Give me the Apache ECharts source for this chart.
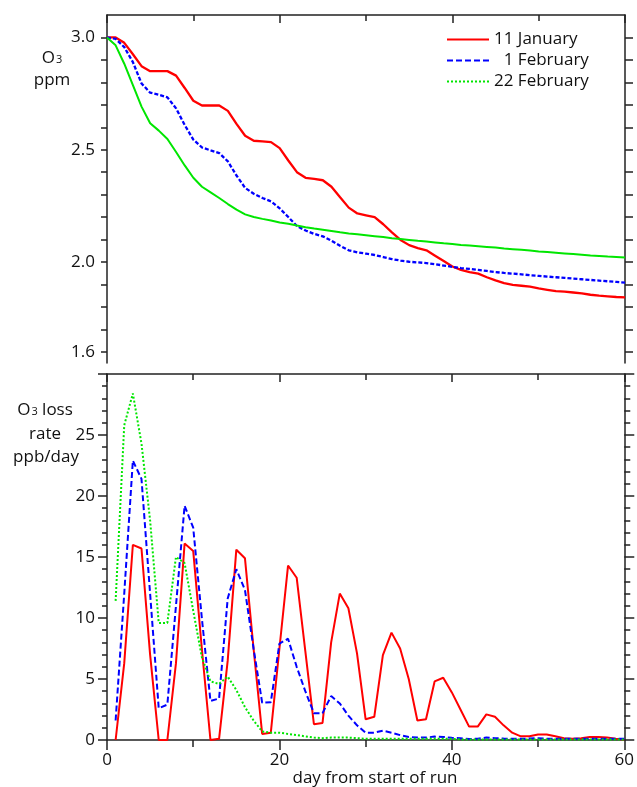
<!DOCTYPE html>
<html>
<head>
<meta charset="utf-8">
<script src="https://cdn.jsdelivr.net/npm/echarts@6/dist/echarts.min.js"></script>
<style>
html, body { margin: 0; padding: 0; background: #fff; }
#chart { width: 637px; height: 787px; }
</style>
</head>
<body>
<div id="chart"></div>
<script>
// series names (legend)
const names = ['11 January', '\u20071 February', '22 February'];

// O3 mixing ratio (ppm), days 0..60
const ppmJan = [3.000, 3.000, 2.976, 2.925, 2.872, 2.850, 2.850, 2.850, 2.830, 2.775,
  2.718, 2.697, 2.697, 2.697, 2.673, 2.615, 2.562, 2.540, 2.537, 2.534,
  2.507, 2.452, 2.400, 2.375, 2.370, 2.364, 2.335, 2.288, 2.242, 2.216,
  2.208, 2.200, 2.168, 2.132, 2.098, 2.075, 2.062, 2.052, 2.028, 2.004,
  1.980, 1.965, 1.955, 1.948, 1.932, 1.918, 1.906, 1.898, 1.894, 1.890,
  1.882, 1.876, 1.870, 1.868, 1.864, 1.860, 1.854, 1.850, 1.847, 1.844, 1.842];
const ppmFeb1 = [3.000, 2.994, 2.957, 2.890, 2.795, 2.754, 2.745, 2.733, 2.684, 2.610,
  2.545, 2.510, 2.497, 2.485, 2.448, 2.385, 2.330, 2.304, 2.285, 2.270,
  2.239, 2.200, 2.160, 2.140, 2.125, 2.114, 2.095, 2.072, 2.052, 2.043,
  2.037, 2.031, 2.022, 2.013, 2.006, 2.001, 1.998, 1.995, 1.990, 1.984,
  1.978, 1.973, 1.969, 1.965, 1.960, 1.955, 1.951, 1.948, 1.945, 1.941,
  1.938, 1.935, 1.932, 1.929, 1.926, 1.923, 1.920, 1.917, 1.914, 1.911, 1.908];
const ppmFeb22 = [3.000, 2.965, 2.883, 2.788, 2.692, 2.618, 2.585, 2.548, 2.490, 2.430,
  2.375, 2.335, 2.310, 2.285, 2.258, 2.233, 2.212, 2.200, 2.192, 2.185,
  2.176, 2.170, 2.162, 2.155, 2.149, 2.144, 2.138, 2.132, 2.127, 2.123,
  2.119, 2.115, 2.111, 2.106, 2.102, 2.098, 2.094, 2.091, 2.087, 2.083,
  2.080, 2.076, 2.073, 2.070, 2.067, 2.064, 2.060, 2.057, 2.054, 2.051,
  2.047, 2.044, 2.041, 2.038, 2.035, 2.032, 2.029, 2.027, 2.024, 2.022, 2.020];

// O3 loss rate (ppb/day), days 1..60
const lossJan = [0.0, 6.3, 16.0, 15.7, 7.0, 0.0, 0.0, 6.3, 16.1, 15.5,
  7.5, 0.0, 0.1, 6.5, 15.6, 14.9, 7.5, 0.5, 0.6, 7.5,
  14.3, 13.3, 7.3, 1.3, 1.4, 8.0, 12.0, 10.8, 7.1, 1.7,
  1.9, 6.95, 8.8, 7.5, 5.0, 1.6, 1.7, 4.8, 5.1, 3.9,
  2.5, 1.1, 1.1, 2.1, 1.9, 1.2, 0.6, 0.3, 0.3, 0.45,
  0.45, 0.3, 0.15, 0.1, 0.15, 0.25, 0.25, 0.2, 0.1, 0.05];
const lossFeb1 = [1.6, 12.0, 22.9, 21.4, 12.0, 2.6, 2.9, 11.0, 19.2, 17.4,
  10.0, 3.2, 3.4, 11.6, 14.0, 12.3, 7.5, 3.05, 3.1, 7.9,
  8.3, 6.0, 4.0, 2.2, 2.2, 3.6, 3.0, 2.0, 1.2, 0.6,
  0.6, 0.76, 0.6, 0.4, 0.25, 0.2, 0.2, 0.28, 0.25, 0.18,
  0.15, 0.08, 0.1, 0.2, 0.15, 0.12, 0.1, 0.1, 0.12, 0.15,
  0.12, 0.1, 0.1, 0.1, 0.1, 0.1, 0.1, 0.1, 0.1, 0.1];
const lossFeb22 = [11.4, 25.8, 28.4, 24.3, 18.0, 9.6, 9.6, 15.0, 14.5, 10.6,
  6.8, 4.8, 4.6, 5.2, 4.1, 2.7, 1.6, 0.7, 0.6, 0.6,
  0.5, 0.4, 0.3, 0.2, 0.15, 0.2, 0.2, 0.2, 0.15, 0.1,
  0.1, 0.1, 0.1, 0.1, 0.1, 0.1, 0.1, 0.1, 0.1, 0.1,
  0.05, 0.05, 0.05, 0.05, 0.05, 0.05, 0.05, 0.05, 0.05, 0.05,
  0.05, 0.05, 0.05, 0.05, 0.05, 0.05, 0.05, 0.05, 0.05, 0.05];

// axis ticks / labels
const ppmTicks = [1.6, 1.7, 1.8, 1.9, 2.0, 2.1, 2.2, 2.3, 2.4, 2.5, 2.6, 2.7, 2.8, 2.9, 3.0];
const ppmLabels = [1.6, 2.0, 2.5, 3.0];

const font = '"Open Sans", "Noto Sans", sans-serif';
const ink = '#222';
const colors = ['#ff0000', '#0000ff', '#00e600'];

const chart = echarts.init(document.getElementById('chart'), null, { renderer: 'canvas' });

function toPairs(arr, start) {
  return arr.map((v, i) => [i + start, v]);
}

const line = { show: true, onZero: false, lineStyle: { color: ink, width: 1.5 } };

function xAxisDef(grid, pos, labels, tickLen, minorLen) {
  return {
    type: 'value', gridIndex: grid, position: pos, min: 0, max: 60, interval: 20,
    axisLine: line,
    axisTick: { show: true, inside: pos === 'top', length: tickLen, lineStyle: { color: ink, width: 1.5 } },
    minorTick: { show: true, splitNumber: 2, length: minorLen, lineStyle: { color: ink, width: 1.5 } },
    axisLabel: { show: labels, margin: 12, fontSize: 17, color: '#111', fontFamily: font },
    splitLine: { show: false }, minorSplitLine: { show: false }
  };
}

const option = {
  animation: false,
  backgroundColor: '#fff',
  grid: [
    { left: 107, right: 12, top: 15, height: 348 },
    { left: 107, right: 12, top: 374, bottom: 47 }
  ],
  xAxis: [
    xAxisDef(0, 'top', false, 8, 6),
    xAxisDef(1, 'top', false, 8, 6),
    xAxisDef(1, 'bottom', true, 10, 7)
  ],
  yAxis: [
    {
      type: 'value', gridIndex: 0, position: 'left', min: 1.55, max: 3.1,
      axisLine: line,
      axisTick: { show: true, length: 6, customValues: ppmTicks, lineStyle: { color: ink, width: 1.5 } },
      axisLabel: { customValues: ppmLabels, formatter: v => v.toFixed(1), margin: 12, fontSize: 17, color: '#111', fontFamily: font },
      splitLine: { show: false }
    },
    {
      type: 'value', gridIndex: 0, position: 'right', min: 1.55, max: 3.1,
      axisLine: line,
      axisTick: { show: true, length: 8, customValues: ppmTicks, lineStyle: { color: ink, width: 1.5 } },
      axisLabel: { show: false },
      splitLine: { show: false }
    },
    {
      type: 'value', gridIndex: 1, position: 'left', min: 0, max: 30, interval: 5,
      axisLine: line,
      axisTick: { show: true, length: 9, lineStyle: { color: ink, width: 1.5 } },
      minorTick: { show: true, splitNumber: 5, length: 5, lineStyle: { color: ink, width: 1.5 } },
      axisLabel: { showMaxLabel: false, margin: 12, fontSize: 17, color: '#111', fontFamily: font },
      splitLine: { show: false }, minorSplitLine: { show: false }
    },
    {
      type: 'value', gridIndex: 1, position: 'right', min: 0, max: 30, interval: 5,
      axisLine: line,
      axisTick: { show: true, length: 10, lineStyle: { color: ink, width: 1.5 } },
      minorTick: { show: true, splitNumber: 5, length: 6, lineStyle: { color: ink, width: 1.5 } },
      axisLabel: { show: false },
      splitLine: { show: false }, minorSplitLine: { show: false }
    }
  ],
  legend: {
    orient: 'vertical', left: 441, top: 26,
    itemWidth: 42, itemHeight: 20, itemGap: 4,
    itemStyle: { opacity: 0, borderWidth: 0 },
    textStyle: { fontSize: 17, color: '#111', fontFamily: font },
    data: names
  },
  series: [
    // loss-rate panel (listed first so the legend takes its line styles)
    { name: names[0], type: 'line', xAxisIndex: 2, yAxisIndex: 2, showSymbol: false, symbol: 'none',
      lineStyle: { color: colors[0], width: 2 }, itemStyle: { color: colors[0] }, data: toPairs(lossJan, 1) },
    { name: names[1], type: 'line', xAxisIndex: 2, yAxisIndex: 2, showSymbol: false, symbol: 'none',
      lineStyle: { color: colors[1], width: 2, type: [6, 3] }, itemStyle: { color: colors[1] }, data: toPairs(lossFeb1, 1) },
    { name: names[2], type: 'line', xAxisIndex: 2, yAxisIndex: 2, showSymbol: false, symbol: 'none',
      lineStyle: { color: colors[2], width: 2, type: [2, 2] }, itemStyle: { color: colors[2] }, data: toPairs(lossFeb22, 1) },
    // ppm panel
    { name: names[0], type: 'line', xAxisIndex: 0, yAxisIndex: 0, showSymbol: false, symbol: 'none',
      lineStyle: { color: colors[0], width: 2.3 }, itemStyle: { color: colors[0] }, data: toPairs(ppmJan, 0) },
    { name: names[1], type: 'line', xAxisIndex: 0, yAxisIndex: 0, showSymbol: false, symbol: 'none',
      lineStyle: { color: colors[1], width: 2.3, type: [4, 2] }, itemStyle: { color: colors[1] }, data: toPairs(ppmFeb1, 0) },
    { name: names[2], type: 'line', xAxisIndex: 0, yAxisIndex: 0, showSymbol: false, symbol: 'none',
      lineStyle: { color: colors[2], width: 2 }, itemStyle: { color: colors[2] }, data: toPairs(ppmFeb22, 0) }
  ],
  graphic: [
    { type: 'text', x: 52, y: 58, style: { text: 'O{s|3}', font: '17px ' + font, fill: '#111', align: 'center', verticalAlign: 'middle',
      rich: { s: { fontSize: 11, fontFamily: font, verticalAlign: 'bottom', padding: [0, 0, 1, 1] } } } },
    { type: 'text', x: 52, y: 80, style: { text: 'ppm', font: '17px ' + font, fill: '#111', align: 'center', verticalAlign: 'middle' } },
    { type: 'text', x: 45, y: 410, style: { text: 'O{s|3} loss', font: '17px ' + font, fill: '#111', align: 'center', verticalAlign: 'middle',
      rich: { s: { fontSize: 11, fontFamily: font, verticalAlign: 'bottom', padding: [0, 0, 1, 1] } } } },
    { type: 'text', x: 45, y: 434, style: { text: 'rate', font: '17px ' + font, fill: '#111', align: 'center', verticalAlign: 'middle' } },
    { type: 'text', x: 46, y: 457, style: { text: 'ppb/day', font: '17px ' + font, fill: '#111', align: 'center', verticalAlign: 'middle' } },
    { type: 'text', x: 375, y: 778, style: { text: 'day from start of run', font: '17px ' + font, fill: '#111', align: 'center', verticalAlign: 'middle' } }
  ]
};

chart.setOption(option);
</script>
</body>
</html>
══════════
- REQUIREMENT:
Copy nothing but the lines from the top of the data down to the line containing "const names = ['11", and leave the pictures out.

- TASK SOLUTION:
Give me the Apache ECharts source for this chart.
<!DOCTYPE html>
<html>
<head>
<meta charset="utf-8">
<script src="https://cdn.jsdelivr.net/npm/echarts@6/dist/echarts.min.js"></script>
<style>
html, body { margin: 0; padding: 0; background: #fff; }
#chart { width: 637px; height: 787px; }
</style>
</head>
<body>
<div id="chart"></div>
<script>
// series names (legend)
const names = ['11 January', '\u20071 February', '22 February'];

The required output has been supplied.